The Senate passed the package late Thursday and the House is expected to review the proposal today.
The total spending bill for capital improvements also includes $5.6 million for construction of a polytechnic building at Southeast Missouri State University and $100,000 toward relocation of the regional crime laboratory in Cape Girardeau.
"Overall, Cape is making out like a bandit," said Kinder, who serves on the Senate Appropriations Committee.
He said the committee reduced the proposed funding for the vo-tech project as part of an effort to trim the capital improvements spending bill. "The House was asking for $750,000 in savings from various points in our bill," said Kinder.
The committee earlier had looked at reducing funding for the vo-tech project to $950,000, Kinder said. Later, funding increased to $1.1 million.
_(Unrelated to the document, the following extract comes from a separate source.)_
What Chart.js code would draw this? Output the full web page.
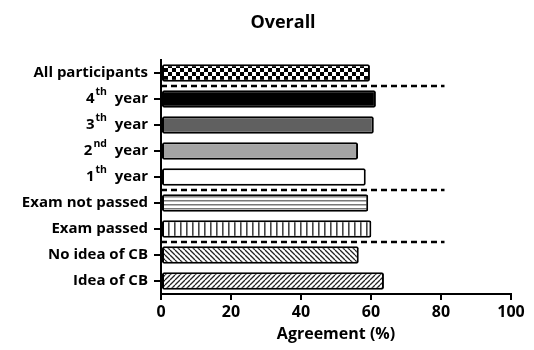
<!DOCTYPE html>
<html>
<head>
<meta charset="utf-8">
<script src="https://cdn.jsdelivr.net/npm/chart.js@4/dist/chart.umd.min.js"></script>
<style>
  html, body { margin: 0; padding: 0; background: #fff; }
  #wrap { width: 534px; height: 350px; position: relative; }
</style>
</head>
<body>
<div id="wrap"><canvas id="c" width="534" height="350"></canvas></div>
<script>
// Agreement by participant group
const categories = ['All participants', '4th year', '3th year', '2nd year', '1th year',
                    'Exam not passed', 'Exam passed', 'No idea of CB', 'Idea of CB'];
const agreement = [59.7, 61.4, 60.8, 56.3, 58.5, 59.2, 60.1, 56.5, 63.7];
const xTicks = [0, 20, 40, 60, 80, 100];
// group separators: drawn below these category indices, out to this value
const separatorsAfter = [0, 4, 6];
const separatorExtent = 81;

const FONT = '"Open Sans", Lato, sans-serif';

function makePattern(kind) {
  const c = document.createElement('canvas');
  const g = c.getContext('2d');
  let s = 8;
  if (kind === 'checker') {
    s = 8; c.width = s; c.height = s;
    g.fillStyle = '#fff'; g.fillRect(0, 0, s, s);
    g.fillStyle = '#000';
    g.fillRect(0, 0, 4, 4); g.fillRect(4, 4, 4, 4);
  } else if (kind === 'hstripe') {
    c.width = 8; c.height = 4;
    g.fillStyle = '#fff'; g.fillRect(0, 0, 8, 4);
    g.fillStyle = '#777'; g.fillRect(0, 0, 8, 1.5);
  } else if (kind === 'vstripe') {
    c.width = 6; c.height = 8;
    g.fillStyle = '#fff'; g.fillRect(0, 0, 6, 8);
    g.fillStyle = '#444'; g.fillRect(0, 0, 1.6, 8);
  } else if (kind === 'back' || kind === 'fwd') {
    s = 5; c.width = s; c.height = s;
    g.fillStyle = '#fff'; g.fillRect(0, 0, s, s);
    g.strokeStyle = '#222'; g.lineWidth = 1.3;
    g.beginPath();
    if (kind === 'back') {
      for (let k = -1; k <= 1; k++) { g.moveTo(k * s, 0); g.lineTo(k * s + s, s); }
    } else {
      for (let k = -1; k <= 1; k++) { g.moveTo(k * s, s); g.lineTo(k * s + s, 0); }
    }
    g.stroke();
  }
  return document.getElementById('c').getContext('2d').createPattern(c, 'repeat');
}

const fills = [
  makePattern('checker'), '#000000', '#606060', '#a4a4a4', '#ffffff',
  makePattern('hstripe'), makePattern('vstripe'), makePattern('back'), makePattern('fwd')
];

// draws the title, the tick labels with superscript ordinals, and the group separators
const decor = {
  id: 'decor',
  afterDraw(chart) {
    const ctx = chart.ctx;
    const y = chart.scales.y, x = chart.scales.x;
    ctx.save();
    ctx.fillStyle = '#000';
    ctx.font = 'bold 18px ' + FONT;
    ctx.textAlign = 'center'; ctx.textBaseline = 'alphabetic';
    ctx.fillText('Overall', 283, 28);

    ctx.textBaseline = 'middle';
    const big = 'bold 15px ' + FONT, small = 'bold 10.5px ' + FONT;
    categories.forEach((lab, i) => {
      const py = y.getPixelForValue(i);
      const right = y.right - 13;
      const m = lab.match(/^(\d)(th|nd|st|rd) (.*)$/);
      if (m) {
        ctx.font = big;
        const rest = '  ' + m[3];
        const wRest = ctx.measureText(rest).width;
        const wNum = ctx.measureText(m[1]).width;
        ctx.font = small;
        const wSup = ctx.measureText(m[2]).width + 1;
        ctx.textAlign = 'left';
        const px = right - wRest - wSup - wNum;
        ctx.font = big;
        ctx.fillText(m[1], px, py);
        ctx.fillText(rest, px + wNum + wSup, py);
        ctx.font = small;
        ctx.fillText(m[2], px + wNum + 1, py - 7);
      } else {
        ctx.font = big;
        ctx.textAlign = 'right';
        ctx.fillText(lab, right, py);
      }
    });

    ctx.strokeStyle = '#000'; ctx.lineWidth = 2.5;
    ctx.setLineDash([6, 4]);
    separatorsAfter.forEach(i => {
      const py = Math.round((y.getPixelForValue(i) + y.getPixelForValue(i + 1)) / 2);
      ctx.beginPath();
      ctx.moveTo(x.getPixelForValue(0), py);
      ctx.lineTo(x.getPixelForValue(separatorExtent), py);
      ctx.stroke();
    });
    ctx.restore();
  }
};

new Chart(document.getElementById('c'), {
  type: 'bar',
  data: {
    labels: categories,
    datasets: [{
      data: agreement,
      backgroundColor: fills,
      borderColor: '#000',
      borderWidth: 2,
      borderRadius: 2,
      borderSkipped: false,
      categoryPercentage: 1,
      barPercentage: 0.68
    }]
  },
  options: {
    indexAxis: 'y',
    responsive: false,
    animation: false,
    events: [],
    layout: { padding: { top: 60, right: 23, left: 0, bottom: 6 } },
    plugins: { legend: { display: false }, tooltip: { enabled: false }, title: { display: false } },
    scales: {
      x: {
        min: 0, max: 100,
        afterBuildTicks(s) { s.ticks = xTicks.map(v => ({ value: v })); },
        afterFit(s) { s.height = 50; },
        border: { display: true, color: '#000', width: 2 },
        grid: { display: true, drawOnChartArea: false, drawTicks: true, tickLength: 6, color: '#000', lineWidth: 2 },
        ticks: { color: '#000', font: { family: FONT, size: 16, weight: 'bold' }, padding: 3, maxRotation: 0 },
        title: { display: true, text: 'Agreement (%)', color: '#000', font: { family: FONT, size: 16, weight: 'bold' }, padding: { top: 0, bottom: 0 } }
      },
      y: {
        afterFit(s) { s.width = 161; },
        border: { display: true, color: '#000', width: 2 },
        grid: { display: true, offset: false, drawOnChartArea: false, drawTicks: true, tickLength: 7, color: '#000', lineWidth: 2 },
        ticks: { color: 'rgba(0,0,0,0)', font: { family: FONT, size: 15, weight: 'bold' } }
      }
    }
  },
  plugins: [decor]
});
</script>
</body>
</html>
On Thursday, Kinder agreed in a meeting with the committee chairman to cut funding another $100,000.
Kinder said funding was reduced for the project as part of a budget move to provide an additional $350,000 for Missouri's ports. In all, the state's ports would receive nearly $1 million in state funding. Only $350,000 of that is included in the capital bill, Kinder said.
In addition, about $150,000 of the money that had been slated for the Cape Girardeau vo-tech project was switched to a vo-tech project in Brook field in northern Missouri, Kinder said.
The Legislature appropriated $1.5 million last year for the Cape Girardeau vo-tech project with a view toward providing the other $1.65 million this year.
The Senate committee's action is $650,000 less than project supporters had hoped for.
Kinder said he and other Cape Girardeau area lawmakers would seek to obtain the final $650,000 for the vo-tech project next year.
If that happens, the state would end up paying $3.15 million or 50 percent of the $6.3 million project. The other half would come from a bond issue approved last year by Cape Girardeau School District voters.
Construction is expected to start this summer, and the school is expected to open by fall 2000.
State Rep. Joe Heckemeyer, D-Sikeston, said he had hoped the Senate would appropriate the entire $1.65 million that was included in the House bill.
"I am a bit disappointed, but it is a lot better than the $150,000 that came out of the House Budget Committee," he said.
It took action on the House floor late last month to get full funding restored for the project.
The vo-tech school will serve students in Cape Girardeau and surrounding school districts.